If the request load is high enough to bring down the system, it is literally a Denial Of Service.

Website admins don't owe you anything. If their website sucks, it sucks. That doesn't give you the right to take down their system.


I'm not sure that "hundreds of requests per hour" meets the criteria for a DDOS. Assuming 999 requests per hour, that's about one request every four seconds, which the vast majority of websites should be able to handle with no trouble at all.


DoS is different from DDoS. A DoS attack is any kind of attack in which the attacker seeks not to gain access to a system, but to simply deny others access. This can include sending large payloads, maintaining idle connections, causing crashes, logging out other users etc.

A DDoS is a particular kind of DoS attack - one in which the attack is conducted using a distributed set of machines, usually helping to (a) hide the attack from monitoring tools and (b) make it hard to block using IPs.
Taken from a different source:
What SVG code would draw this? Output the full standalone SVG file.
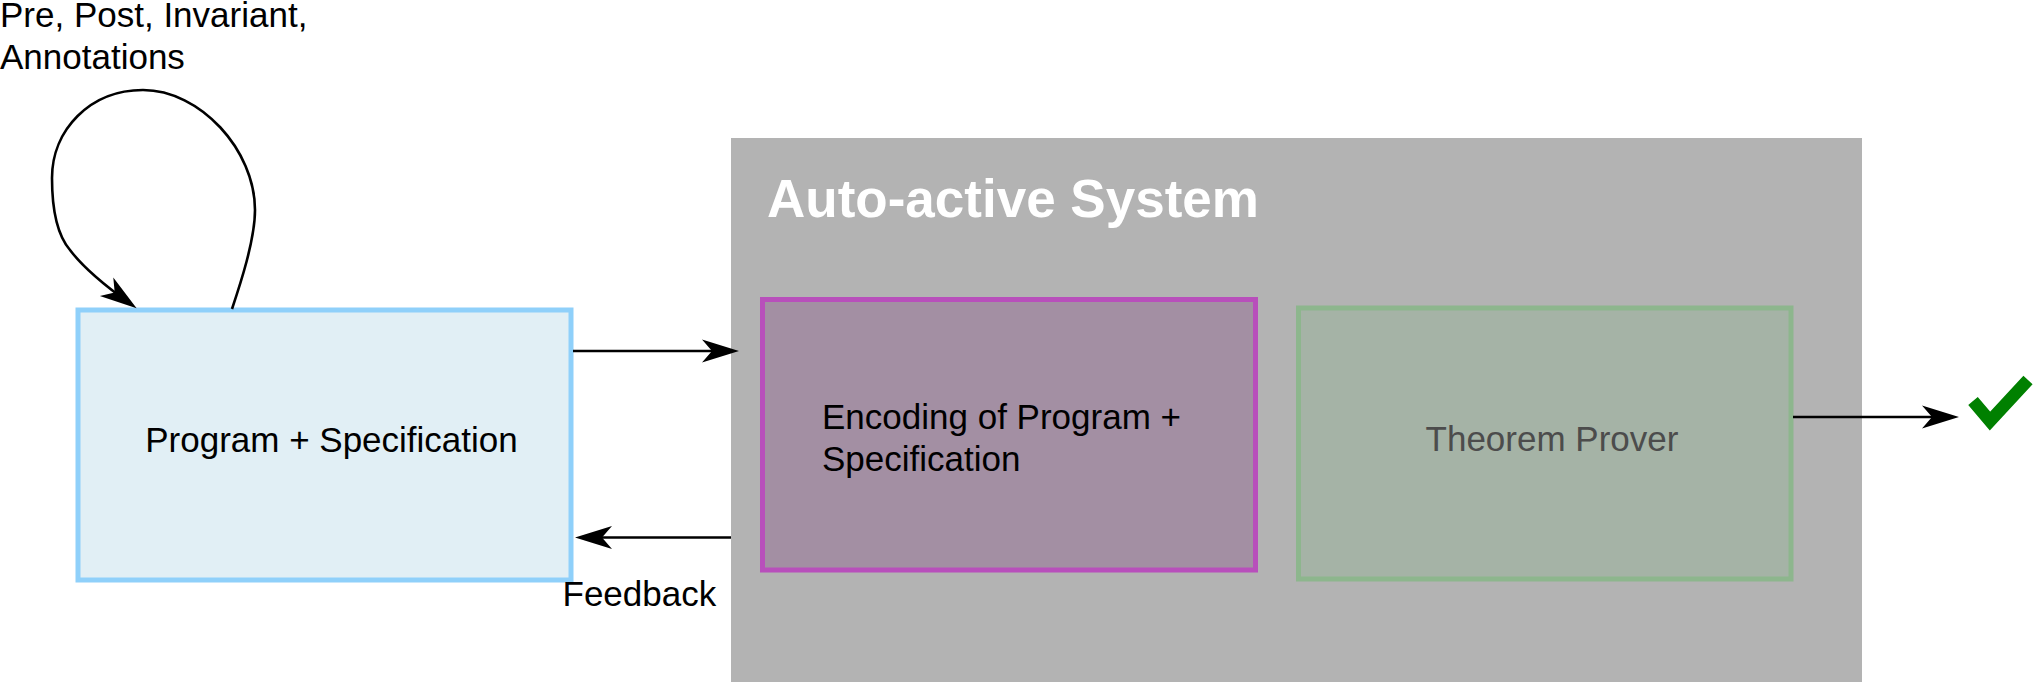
<svg xmlns="http://www.w3.org/2000/svg" width="2033" height="682" viewBox="0 0 2033 682">
<style>
  .lbl { font-family: "Liberation Sans", Arial, sans-serif; font-size: 35px; fill: #000; }
  .title { font-family: "Liberation Sans", Arial, sans-serif; font-size: 53px; font-weight: bold; fill: #fff; }
  .edge { fill: none; stroke: #000; stroke-width: 2.6; }
</style>
<defs>
  <marker id="arr" markerUnits="userSpaceOnUse" viewBox="-40 -15 55 30" refX="0" refY="0" markerWidth="55" markerHeight="30" orient="auto" overflow="visible">
    <path d="M10,0 L-27,-11.5 L-17,0 L-27,11.5 Z" fill="#000"/>
  </marker>
</defs>
<rect width="2033" height="682" fill="#fff"/>

<g id="auto-active-system">
  <rect x="731" y="138" width="1131" height="560" fill="#b3b3b3"/>
  <text class="title" x="767" y="217">Auto-active System</text>
</g>

<g id="program-spec">
  <rect x="78" y="310" width="493" height="270" fill="#e1eff5" stroke="#8fd0fa" stroke-width="5"/>
  <text class="lbl" x="331.5" y="451.5" text-anchor="middle">Program + Specification</text>
</g>

<g id="encoding">
  <rect x="762.5" y="299.5" width="493" height="270.5" fill="#a38fa3" stroke="#b84fbb" stroke-width="5"/>
  <text class="lbl" x="822" y="428.5">Encoding of Program +</text>
  <text class="lbl" x="822" y="470.5">Specification</text>
</g>

<g id="theorem-prover">
  <rect x="1298.5" y="308" width="492.5" height="271" fill="#a5b3a6" stroke="#8db68d" stroke-width="5"/>
  <text class="lbl" x="1552" y="451" text-anchor="middle" style="fill:#4c4c4c">Theorem Prover</text>
</g>

<g id="check">
  <polyline points="1973,401 1990,421 2028,380" fill="none" stroke="#008000" stroke-width="12.5" stroke-linejoin="miter" stroke-linecap="butt"/>
</g>

<g id="connectors">
  <path class="edge" d="M232,309 C240,285 255,240 255,210 C255,150 200,90 143,90 C90,90 52,130 52,178 C52,210 58,236 70,250 C82,266 100,282 128.5,302.5" marker-end="url(#arr)"/>
  <path class="edge" d="M573,351 H729" marker-end="url(#arr)"/>
  <path class="edge" d="M731,537.5 H585" marker-end="url(#arr)"/>
  <path class="edge" d="M1793,417 H1949" marker-end="url(#arr)"/>
</g>

<g id="labels">
  <text class="lbl" x="0" y="27">Pre, Post, Invariant,</text>
  <text class="lbl" x="0" y="69">Annotations</text>
  <text class="lbl" x="562.5" y="606">Feedback</text>
</g>
</svg>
Obviously this was not a DDoS, but could have looked like a plain DoS.

The definition of a DoS attack depends on the system being attacked, there is no hard and fast limit to how much traffic a system is supposed to handle. For a badly written system like the one described here, the actions of the scraper were indistinguishable from the point of view of the library from the actions of a malicious actor. Hopefully, since the intent was not malicious in this case, thing may have been cleared up - though of course it's also possible that, unfortunately, they haven't.


> A DoS attack is any kind of attack in which the attacker seeks not to gain access to a system, but to simply deny others access.

By your own definition, it was not a DoS attack, because the subject was not seeking to deny others access. And without the intent to do harm, one may not genuinely identify the incident as an attack. Requiring intent is an important part of your definition, as it protects innocent users of a buggy system from being classified as attackers whenever any downtime incident occurs.


Sure, but that's something that needs to be investigated by a court of law, it's not something you can automatically know as a system operator.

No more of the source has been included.